Two key questions now emerge. The first is whether expectations for the persistence of very strong growth through 2007 and into 2008 will prove correct. The second is how much additional ECB tightening might be required to ensure inflation remains under control.
According to yesterday’s ECB statement, the longer term risks to the economic outlook remain on the downside. This view is shared by the IMF which, earlier this week, suggested ‘the risks to this outlook are relatively small and on the upside in the short run, but wider and shift to the downside further out.’ In this context, the IMF suggested that ‘external risks are to the downside and growing over time’ and relate to a range of factors from high oil prices to sluggish US growth. While the IMF saw domestic risks towards the upside and dominating in the near term, it noted that ‘over the medium run, however, stretched housing markets in some parts of the area raise some domestic concerns’. So, while the near term outlook for activity in the Eurozone remains strongly supportive of further tightening, the speed and scale of future increases will increasingly be tempered by greater uncertainty about the persistence of strong growth through 2008 and beyond.
A related but distinct issue is how much further policy rates might need to rise to restrain growth sufficiently to ensure inflation doesn’t accelerate. In this regard, two key considerations are the extent of inflationary pressures in the Euro zone at present and the extent of the time delay before the sequence of interest rate increases implemented since December 2005 really begins to bite. In regard to the former, Mr. Trichet once again signalled yesterday that increasing capacity constraints represent upside risks to the inflation outlook. However, as Diagram 2A indicates, the relationship between capacity usage and inflation has been far from clear-cut in the past 10 years.
Meanwhile, Diagram 2B suggests that in recent months price expectations among consumers and manufacturers have drifted lower, presumably as fears related to the impact of the hike in German VAT have faded. While it would seem reasonable for the ECB to err on the side of caution in terms of its policy settings, the limited evidence of strongly evident price pressures in those indicators would caution against overkill. As we have noted previously, the ECB is acting against the risk rather than the reality of higher inflation. So, it doesn’t need to be particularly aggressive.
A second consideration important in relation to future rate decisions is the time it takes for interest rate changes to feed through to activity and inflation. The ECB website sets out various econometric model-based estimates of the impact of interest rate changes. On the basis of the average of these models of the Eurozone economy, each 1 percentage point change in policy interest rates alters GDP growth by 0.3 per cent in the first year and by 0.5 per cent in the second year. This results in an impact on inflation of just 0.1 per cent in year 1, 0.2 per cent in year 2, 0.3 per cent in year 3 and 0.4 per cent in year 4. So, these models suggest it takes some considerable time for the full impact of policy changes to feed through activity and inflation. Judged from this perspective, it might be suggested that the doubling of ECB policy rates since December 2005 will only be significantly felt in late 2007 and into 2008, particularly as 150 basis points of this increase has come in the past twelve months.

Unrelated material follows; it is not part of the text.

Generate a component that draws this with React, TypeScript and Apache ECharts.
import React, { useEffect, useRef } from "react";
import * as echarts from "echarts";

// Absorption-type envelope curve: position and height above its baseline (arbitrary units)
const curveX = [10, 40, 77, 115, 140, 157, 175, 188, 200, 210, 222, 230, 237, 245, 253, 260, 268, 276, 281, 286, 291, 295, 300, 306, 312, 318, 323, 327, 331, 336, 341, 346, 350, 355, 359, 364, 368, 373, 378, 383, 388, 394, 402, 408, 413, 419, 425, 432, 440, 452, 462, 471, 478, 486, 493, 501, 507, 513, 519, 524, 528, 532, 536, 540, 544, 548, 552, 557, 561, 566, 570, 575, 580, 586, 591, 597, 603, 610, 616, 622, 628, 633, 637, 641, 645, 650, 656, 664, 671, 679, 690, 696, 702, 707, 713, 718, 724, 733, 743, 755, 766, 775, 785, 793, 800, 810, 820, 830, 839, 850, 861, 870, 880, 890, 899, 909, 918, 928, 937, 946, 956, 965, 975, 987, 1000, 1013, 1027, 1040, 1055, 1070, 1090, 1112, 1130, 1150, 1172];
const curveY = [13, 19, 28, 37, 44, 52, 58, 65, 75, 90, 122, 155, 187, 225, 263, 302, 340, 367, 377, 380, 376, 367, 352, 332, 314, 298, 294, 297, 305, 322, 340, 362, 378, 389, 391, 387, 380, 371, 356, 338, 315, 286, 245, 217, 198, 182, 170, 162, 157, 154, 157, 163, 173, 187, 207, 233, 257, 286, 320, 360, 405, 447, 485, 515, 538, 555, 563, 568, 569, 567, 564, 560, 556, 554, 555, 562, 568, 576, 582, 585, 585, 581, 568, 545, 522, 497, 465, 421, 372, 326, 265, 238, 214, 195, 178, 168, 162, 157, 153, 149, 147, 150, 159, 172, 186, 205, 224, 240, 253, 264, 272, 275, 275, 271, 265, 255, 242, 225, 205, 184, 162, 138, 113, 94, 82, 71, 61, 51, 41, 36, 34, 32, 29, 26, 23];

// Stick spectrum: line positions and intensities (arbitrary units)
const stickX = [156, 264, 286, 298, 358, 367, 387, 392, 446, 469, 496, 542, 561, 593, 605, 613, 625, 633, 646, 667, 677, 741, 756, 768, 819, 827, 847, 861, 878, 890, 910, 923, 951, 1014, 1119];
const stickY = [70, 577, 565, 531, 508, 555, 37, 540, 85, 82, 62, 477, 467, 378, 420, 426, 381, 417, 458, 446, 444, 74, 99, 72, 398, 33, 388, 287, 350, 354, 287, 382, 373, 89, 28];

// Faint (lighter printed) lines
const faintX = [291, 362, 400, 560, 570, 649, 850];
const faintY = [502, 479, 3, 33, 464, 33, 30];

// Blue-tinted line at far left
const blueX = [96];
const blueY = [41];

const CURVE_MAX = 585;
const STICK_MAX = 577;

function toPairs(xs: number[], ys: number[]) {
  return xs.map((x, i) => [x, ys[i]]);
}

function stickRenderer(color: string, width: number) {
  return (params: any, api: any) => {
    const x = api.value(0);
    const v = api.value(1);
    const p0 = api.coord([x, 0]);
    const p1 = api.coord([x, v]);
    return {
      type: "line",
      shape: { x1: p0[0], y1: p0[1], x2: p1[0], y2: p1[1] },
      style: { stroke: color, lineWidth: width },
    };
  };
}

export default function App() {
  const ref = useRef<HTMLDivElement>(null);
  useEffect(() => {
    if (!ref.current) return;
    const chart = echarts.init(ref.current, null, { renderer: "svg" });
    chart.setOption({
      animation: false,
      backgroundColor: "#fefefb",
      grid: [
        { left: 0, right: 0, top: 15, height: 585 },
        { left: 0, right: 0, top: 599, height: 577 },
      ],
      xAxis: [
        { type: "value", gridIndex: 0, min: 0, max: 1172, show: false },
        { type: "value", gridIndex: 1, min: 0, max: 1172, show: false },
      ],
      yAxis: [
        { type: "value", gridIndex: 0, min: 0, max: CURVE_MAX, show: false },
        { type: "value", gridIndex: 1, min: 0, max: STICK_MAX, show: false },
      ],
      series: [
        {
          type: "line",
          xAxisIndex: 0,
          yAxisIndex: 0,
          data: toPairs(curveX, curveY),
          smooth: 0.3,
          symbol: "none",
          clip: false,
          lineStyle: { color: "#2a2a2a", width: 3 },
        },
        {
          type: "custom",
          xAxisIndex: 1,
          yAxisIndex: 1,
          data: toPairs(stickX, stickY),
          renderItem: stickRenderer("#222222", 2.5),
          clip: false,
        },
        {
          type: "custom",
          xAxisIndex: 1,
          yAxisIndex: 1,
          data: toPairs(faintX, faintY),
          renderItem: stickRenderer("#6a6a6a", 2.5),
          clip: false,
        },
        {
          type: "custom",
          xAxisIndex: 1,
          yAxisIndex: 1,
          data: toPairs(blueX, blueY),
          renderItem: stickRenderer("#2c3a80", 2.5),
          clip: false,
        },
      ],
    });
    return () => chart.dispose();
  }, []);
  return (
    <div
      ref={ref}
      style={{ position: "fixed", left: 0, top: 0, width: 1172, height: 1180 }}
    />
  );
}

Already there are clear signs that the impact of higher rates is beginning to be felt in an easing in borrowing growth. As Diagram 3 indicates, borrowing growth by households has been softening since April 2006, borrowing by non-financial companies has slowed in 2007 and, if we adjust money supply data for the influence of transactions outside the Eurozone, we find a clear easing in underlying money growth has been evident since September 2006. In the light of the orderly slowdown already evident in these data in late 2006/early 2007, the ECB might anticipate both a further significant easing in borrowing growth and clearer evidence of the restraining influence of higher borrowing costs on activity and inflation will become evident in the next six to twelve months, with a more forceful impact likely to take a little longer to materialise.

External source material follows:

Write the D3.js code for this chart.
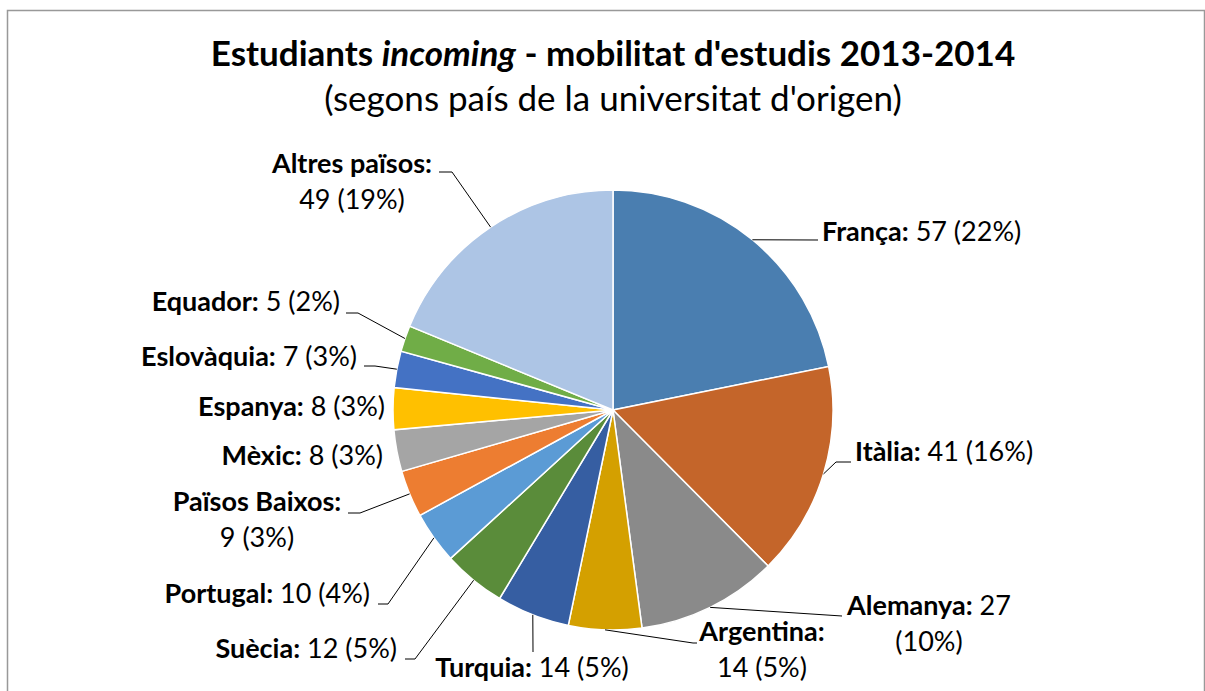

What Sort Of Impact Have Rate Hikes Had On The Irish Economy?
There is little doubt that the larger and longer sequence of interest rate hikes has begun to influence Irish borrowers in common with their counterparts across the Eurozone. As Diagram 4 indicates, the extent of the slowdown in borrowing for house purchase is broadly proportionate here and elsewhere although the pace of borrowing in Ireland remains a good deal stronger than the Eurozone average.
For someone taking out an average mortgage of around €250K in late 2005, average monthly repayments will have been boosted by 8 ECB rate increases which cumulatively amount to about €280 extra per month in loan repayments. Over the same time period, a two income family earning €80K per annum will have benefited from income tax cuts and an increase in mortgage tax relief that would have raised monthly post-tax income by about €380 per month. So, higher borrowing costs have eroded the large part of any gains in spending power in the past two years. Not surprisingly, this hit to spending power has caused a softening in demand for housing both by first time buyers and by those considering trading up. Uncertainty about stamp duty has further tempered demand. As a result, both anecdotal evidence and the indications coming from lending data and tax revenues point towards a particularly soft Spring for the Irish housing market. However, the metrics outlined above don’t suggest the sort of massive adjustment to household spending that would prompt a significant downgrading of the outlook for the Irish economy as a whole.
Much the same conclusions are suggested by looking at aggregate data. Irish household borrowing is in the region of €155 bio at present. With roughly 55 per cent of borrowing at variable rates, this suggests that each quarter per cent rate increase costs household borrowers around €330 mio. However, personal savers benefit to the tune of around €180 mio. This means that the net cost of the ECB tightening implemented since December 2005 amounts to around €1200 mio. Reflecting the fact that borrowers have a greater tendency to spend then savers, this implies that ECB rate increases on the household sector have dampened Irish GNP growth by just under one percentage point. Taking into account the impact on corporate Ireland (in part through the exchange rate although offset in part by stronger global growth), in very rough terms we are probably looking at an economy-wide effect of between 1 and 1½ percentage points from higher interest rates. This result compares with an estimated impact of around 1 percentage point for the Eurozone economy as a whole. Reflecting this (and a variety of other influences), most forecasters now see Irish economic growth in a 4-5 per cent range in 2007 and 2008, around a percentage point or more lower than might have been envisaged twelve months ago (when ECB rates were just about to rise from 2.5% to 2.75%).